Per la trasmissione Parallelo Italia di Rai Tre stiamo girando il nostro paese da Nord a Sud. E abbiamo parlato con politici, intellettuali, imprenditori, sindacalisti, lavoratori, pensionati, ragazzi. I dati che ieri lo Svimez, storico centro studi sul Mezzogiorno, ha fornito, mi hanno lasciato senza fiato. Il lavoro nel Sud è ai livelli del 1977, quando io cercavo un'occupazione. Le nascite sono declinate al livello di metà Ottocento, gli anni di Garibaldi, dei Mille e dell'Unità d'Italia. Ci sono 700.000 disoccupati in più dai giorni della crisi 2008, tra le donne la disoccupazione è più alta che in Grecia e, per dirla semplicemente, il nostro Mezzogiorno se fosse indipendente sarebbe nei guai assai più di Atene. Poche aziende di eccellenza non bastano a risollevare un quadro fosco. Meno turisti che le Baleari, in Sicilia, spesso meno che in un centro della Riviera Romagnola. La classe politica dirigente divisa, litigiosa, mediocre. I migliori giovani con la valigia appena possono verso il Nord, l'Europa, gli Usa, l'Australia. Nessuno parla di questa emergenza, in tv è difficile imporla, l'ex premier Romano Prodi dice "nessuno in Italia si commuove più per il Sud", come se ci fossimo tutti rassegnati, al Nord con scetticismo, al Sud con rabbia. E tutto questo al netto della malavita organizzata che non cede di un pollice.
Di chi è la colpa?

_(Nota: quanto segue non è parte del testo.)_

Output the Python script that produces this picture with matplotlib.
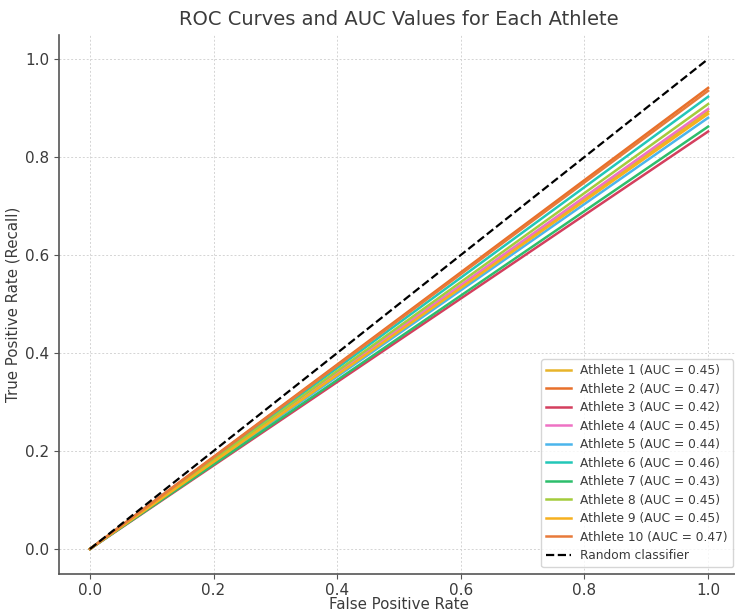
import matplotlib.pyplot as plt

# data
athletes = ["Athlete 1", "Athlete 2", "Athlete 3", "Athlete 4", "Athlete 5",
            "Athlete 6", "Athlete 7", "Athlete 8", "Athlete 9", "Athlete 10"]
auc_values = [0.45, 0.47, 0.42, 0.45, 0.44, 0.46, 0.43, 0.45, 0.45, 0.47]
fpr_points = [0.0, 1.0]
tpr_end = [0.893, 0.941, 0.852, 0.898, 0.880, 0.923, 0.862, 0.908, 0.888, 0.935]
colors = ["#E8B42A", "#E8702A", "#D43F5E", "#EE72C4", "#4BB5EC",
          "#22C7B8", "#2DBE6C", "#A4CC3C", "#F6B01E", "#E87A3A"]

txt = "#3b3b3b"
plt.rcParams["font.family"] = "DejaVu Sans"

fig = plt.figure(figsize=(7.35, 6.11), dpi=100)
ax = fig.add_axes([59 / 735, 37.5 / 611, 680 / 735, 539 / 611])

for name, auc, end, c in zip(athletes, auc_values, tpr_end, colors):
    ax.plot(fpr_points, [0.0, end], color=c, lw=1.8,
            label=f"{name} (AUC = {auc:.2f})")
ax.plot([0, 1], [0, 1], "k--", lw=1.6, label="Random classifier")

ax.set_xlim(-0.05, 1.05)
ax.set_ylim(-0.05, 1.05)
ax.set_xticks([0, 0.2, 0.4, 0.6, 0.8, 1.0])
ax.set_yticks([0, 0.2, 0.4, 0.6, 0.8, 1.0])
ax.grid(True, linestyle=(0, (2, 2)), color="#d4d4d4", lw=0.7)

for s in ["top", "right"]:
    ax.spines[s].set_visible(False)
for s in ["left", "bottom"]:
    ax.spines[s].set_color("#555555")
    ax.spines[s].set_linewidth(1.2)
ax.tick_params(colors="#555555", labelcolor=txt, labelsize=11)

ax.set_title("ROC Curves and AUC Values for Each Athlete", fontsize=14, color=txt, pad=7)
ax.set_xlabel("False Positive Rate", fontsize=10.8, color=txt, labelpad=-1)
ax.set_ylabel("True Positive Rate (Recall)", fontsize=10.8, color=txt, labelpad=3)

leg = ax.legend(loc="lower right", bbox_to_anchor=(733 / 735, 44 / 611),
                bbox_transform=fig.transFigure, borderaxespad=0, fontsize=8.8,
                labelcolor=txt, handlelength=2.0, labelspacing=0.45, fancybox=True)

fig.savefig("out.png", dpi=100)
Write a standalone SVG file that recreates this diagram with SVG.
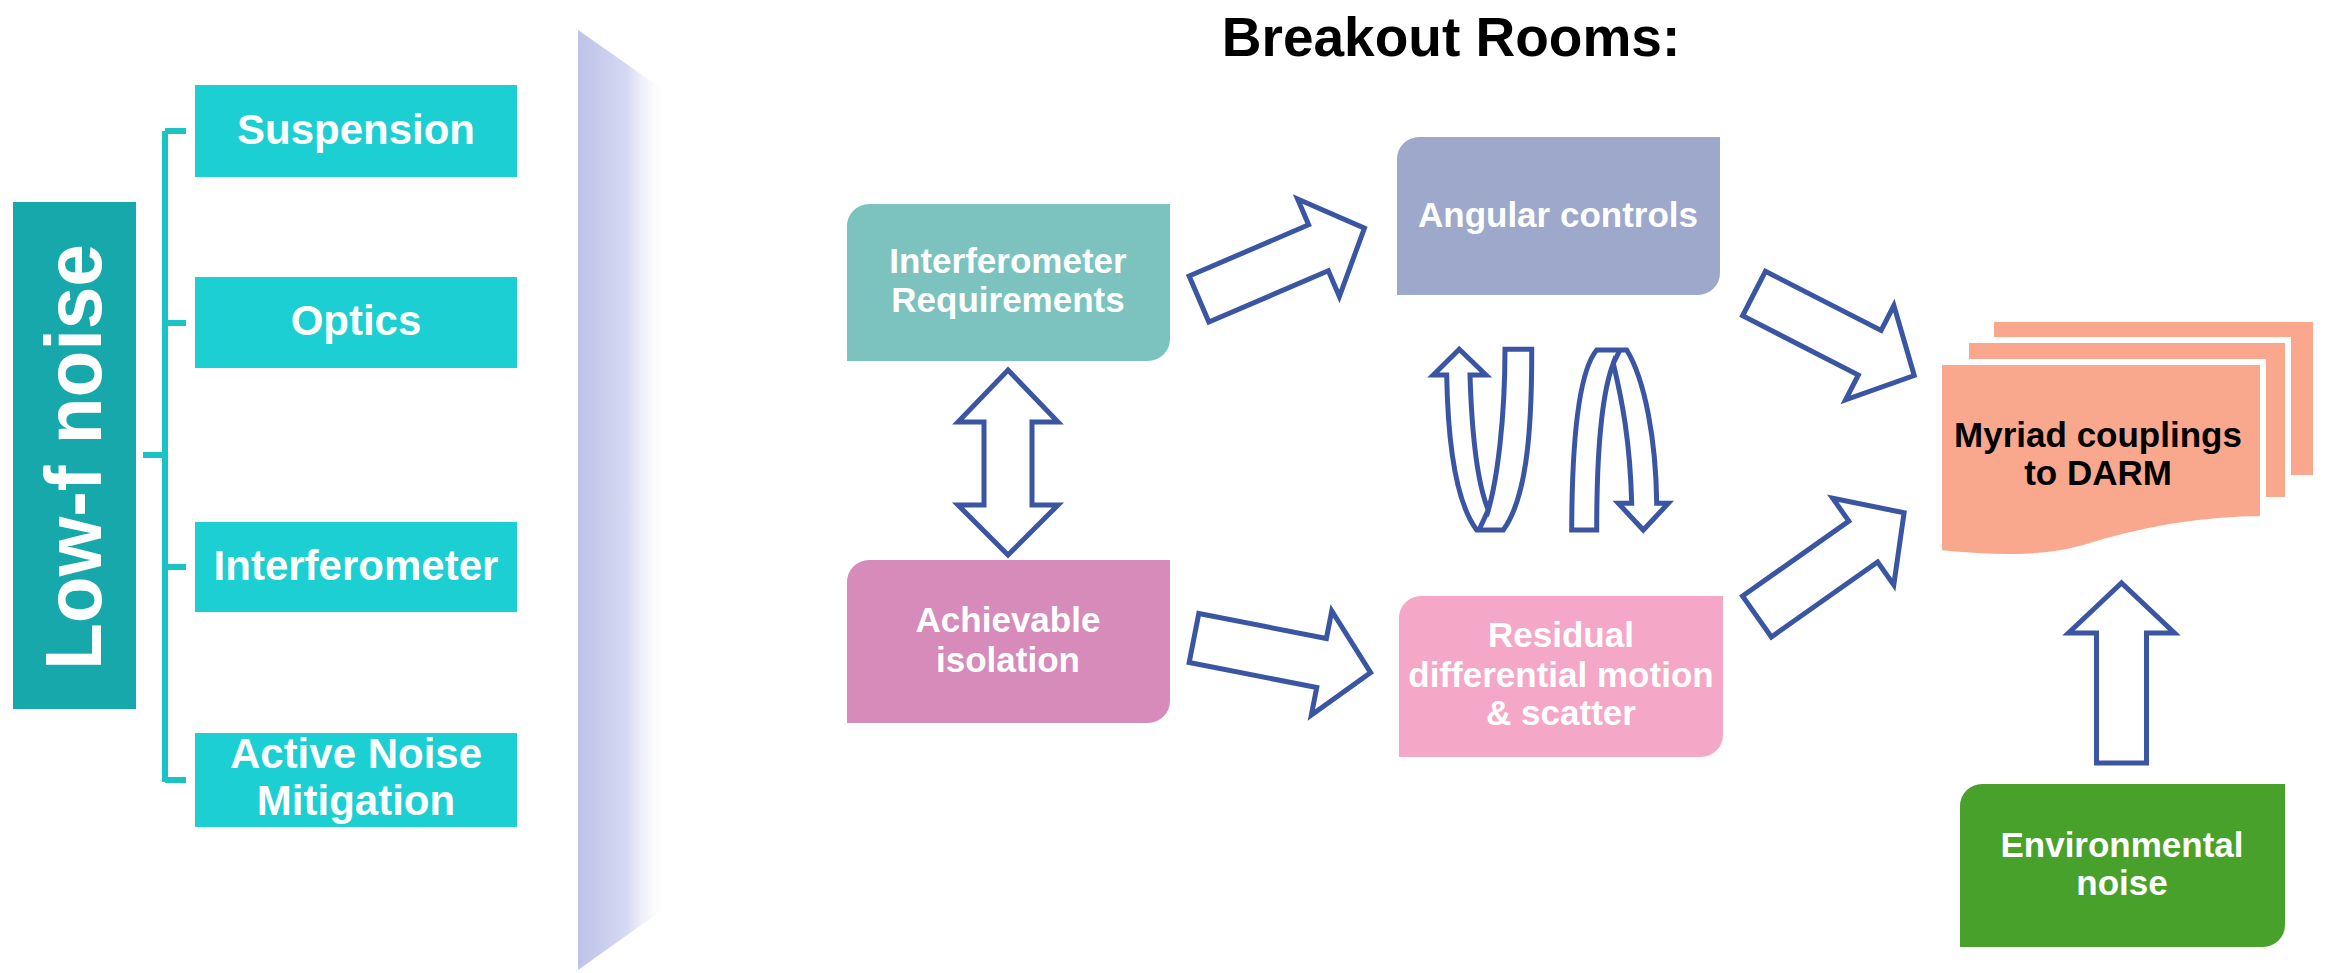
<svg xmlns="http://www.w3.org/2000/svg" width="2331" height="973" viewBox="0 0 2331 973">
  <defs>
    <style>
      .t { font-family: "Liberation Sans", Arial, sans-serif; font-weight: bold; text-anchor: middle; }
      .w { fill: #ffffff; }
      .k { fill: #000000; }
      .f42 { font-size: 42px; }
      .f35 { font-size: 35px; }
      .sub { fill: #1BCFD2; }
      .br { stroke: #1BC3C6; stroke-width: 6; fill: none; }
      .arr { fill: #ffffff; stroke: #3A55A1; stroke-width: 5; stroke-linejoin: miter; }
      .sheet { fill: #F9A78D; stroke: #ffffff; stroke-width: 6; }
    </style>
    <linearGradient id="panel" x1="0" y1="0" x2="1" y2="0">
      <stop offset="0" stop-color="#BDC2E8"/>
      <stop offset="0.55" stop-color="#D6D9F1"/>
      <stop offset="1" stop-color="#FFFFFF" stop-opacity="0"/>
    </linearGradient>
    <path id="blk" d="M0,-25 L130,-25 L130,-53 L180,0 L130,53 L130,25 L0,25 Z"/>
  </defs>

  <rect width="2331" height="973" fill="#ffffff"/>

  <!-- perspective panel -->
  <polygon points="578,30 668,93 668,906 578,970" fill="url(#panel)"/>

  <!-- title -->
  <text class="t k" x="1451" y="56" font-size="55">Breakout Rooms:</text>

  <!-- left tree -->
  <g id="low-f-noise">
    <rect x="13" y="202" width="123" height="507" fill="#17A8AB"/>
    <text class="t w" font-size="80" transform="translate(101,457) rotate(-90)" textLength="426" lengthAdjust="spacingAndGlyphs">Low-f noise</text>
  </g>
  <g id="bracket">
    <path class="br" d="M143,455 H165 M165,131 V782 M165,131 H186 M165,323 H186 M165,567 H186 M165,780 H186"/>
  </g>
  <g id="suspension">
    <rect class="sub" x="195" y="85" width="322" height="92"/>
    <text class="t w f42" x="356" y="144">Suspension</text>
  </g>
  <g id="optics">
    <rect class="sub" x="195" y="277" width="322" height="91"/>
    <text class="t w f42" x="356" y="335">Optics</text>
  </g>
  <g id="interferometer">
    <rect class="sub" x="195" y="522" width="322" height="90"/>
    <text class="t w f42" x="356" y="580">Interferometer</text>
  </g>
  <g id="active-noise">
    <rect class="sub" x="195" y="733" width="322" height="94"/>
    <text class="t w f42" x="356" y="768">Active Noise</text>
    <text class="t w f42" x="356" y="815">Mitigation</text>
  </g>

  <!-- breakout nodes -->
  <g id="ifo-requirements">
    <path d="M869,204 H1170 V339 A22,22 0 0 1 1148,361 H847 V226 A22,22 0 0 1 869,204 Z" fill="#7CC3C0"/>
    <text class="t w f35" x="1008" y="273">Interferometer</text>
    <text class="t w f35" x="1008" y="312">Requirements</text>
  </g>
  <g id="achievable-isolation">
    <path d="M869,560 H1170 V701 A22,22 0 0 1 1148,723 H847 V582 A22,22 0 0 1 869,560 Z" fill="#D68BBA"/>
    <text class="t w f35" x="1008" y="632">Achievable</text>
    <text class="t w f35" x="1008" y="672">isolation</text>
  </g>
  <g id="angular-controls">
    <path d="M1419,137 H1720 V273 A22,22 0 0 1 1698,295 H1397 V159 A22,22 0 0 1 1419,137 Z" fill="#9DA8CB"/>
    <text class="t w f35" x="1558" y="227">Angular controls</text>
  </g>
  <g id="residual-motion">
    <path d="M1421,596 H1723 V735 A22,22 0 0 1 1701,757 H1399 V618 A22,22 0 0 1 1421,596 Z" fill="#F5A7C7"/>
    <text class="t w f35" x="1561" y="647">Residual</text>
    <text class="t w f35" x="1561" y="687">differential motion</text>
    <text class="t w f35" x="1561" y="725">&amp; scatter</text>
  </g>
  <g id="myriad-couplings">
    <rect class="sheet" x="1991" y="319" width="325" height="159"/>
    <rect class="sheet" x="1966" y="340" width="322" height="160"/>
    <path class="sheet" d="M1939,362 H2263 V519 C2200,519 2140,530 2080,549 C2040,560 1990,558 1939,553 Z"/>
    <text class="t k f35" x="2098" y="447">Myriad couplings</text>
    <text class="t k f35" x="2098" y="485">to DARM</text>
  </g>
  <g id="environmental-noise">
    <path d="M1982,784 H2285 V925 A22,22 0 0 1 2263,947 H1960 V806 A22,22 0 0 1 1982,784 Z" fill="#47A12B"/>
    <text class="t w f35" x="2122" y="857">Environmental</text>
    <text class="t w f35" x="2122" y="895">noise</text>
  </g>

  <!-- connectors -->
  <g id="connectors">
    <use href="#blk" class="arr" transform="translate(1199,299) rotate(-23.2)"/>
    <use href="#blk" class="arr" transform="translate(1194,638) rotate(11.1)"/>
    <use href="#blk" class="arr" transform="translate(1754,293.5) rotate(27.1)"/>
    <use href="#blk" class="arr" transform="translate(1757,616.5) rotate(-35.2)"/>
    <use href="#blk" class="arr" transform="translate(2121.5,763) rotate(-90)"/>
    <path class="arr" d="M1008,370 L1058,422 L1032,422 L1032,505 L1058,505 L1008,555 L958,505 L984,505 L984,422 L958,422 Z"/>
    <path class="arr" d="M1459.3,349.3 L1486,375 L1470,375 C1472,440 1478,485 1488.3,510 C1497,480 1505,420 1505,349.3 L1531.7,349.3 C1532,440 1525,500 1503.3,530 L1476.7,530 C1458,505 1448,450 1446.7,375 L1433.3,375 Z"/>
    <path class="arr" fill="none" d="M1488.3,510 L1479,530"/>
    <path class="arr" d="M1571.7,530 C1572,430 1580,370 1596.7,350 L1626.7,350 C1645,380 1656,440 1656.7,503.3 L1668.3,503.3 L1643.3,530 L1618.3,503.3 L1631.7,503.3 C1630,440 1622,400 1613.3,363.3 C1603,390 1596.7,440 1596.7,530 Z"/>
    <path class="arr" fill="none" d="M1613.3,363.3 L1620,350"/>
  </g>
</svg>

Spesso si ricordano le cause lontane, lo sfruttamento e la cupidigia dei Borboni, un Regno d'Italia che con i Savoia ha perpetuato la pratica neocoloniale, mancanza di risorse, l'emigrazione, arretratezza culturale, il logoro "familismo amorale" di Banfield (quando manca lo Stato, o è ostile, è naturale, al contrario di quel che credeva Banfield stringersi alla comunità più prossima, la famiglia: Grossman spiega che lo stesso accadeva nell'Urss di Stalin). Spesso si cita, a ragione, il freno velenoso imposto dalle mafie.
Eppure, dopo 70 anni di riforme agrarie, investimenti a pioggia da Roma e Bruxelles, welfare, assunzioni pubbliche, spesa ingente per infrastrutture che -come dimostra l'artista Andrea Maso nel suo studio su "Incompiuto siciliano" non vengono ultimate-, queste spiegazioni, scuse direbbe qualcuno, non bastano più. C'è nel Mezzogiorno una rassegnazione a non entrare nei ritmi, spesso brutali, del mondo contemporaneo, che i nostri antenati, capaci di integrarsi con successo ovunque nel pianeta, non avrebbero condiviso e avrebbero criticato. Rassegnazione tra i giovani, scetticismo, cinismo e narcisismo tra gli intellettuali, che non spronano, non indicano speranze e obiettivi, ma si crogiolano nei soliti clichés sull'Old South. Tra politici e imprenditori, nella cosiddetta classe dirigente, di nuovo con rarissime, preziose, eccezioni, la gestione grottesca dello status quo impoverisce il Sud di ripresa, di futuro, di sogni. Nell'opinione pubblica, tra i cittadini, il peso di una crescita economica che manca da oltre una generazione induce rabbia, risentimento, populismo che se la prendono con "la Casta", ma non innescano alcun progetto di rinascita. Se il Sud vuole uscire dalla nuova povertà in cui ricade deve attrarre investimenti, tecnologie, servizi, lavoro digitale, la ricchezza del nostro tempo. Hong Kong, Singapore, la Corea del Sud, Bangalore in India, il triangolo industriale del sud degli Usa a Raleigh, erano in partenza altrettanto, se non più poveri del nostro Sud. Ma sono cresciuti non abbarbicandosi al passato con nostalgia e paure, ma abbracciando il futuro e il presente come i nostri antenati seppero fare. Il Sud che ho visto non è il Sud in cui sono cresciuto, e solo una riforma morale ed economica immediata può cambiarlo. Il tempo manca, presto potrebbe essere troppo tardi.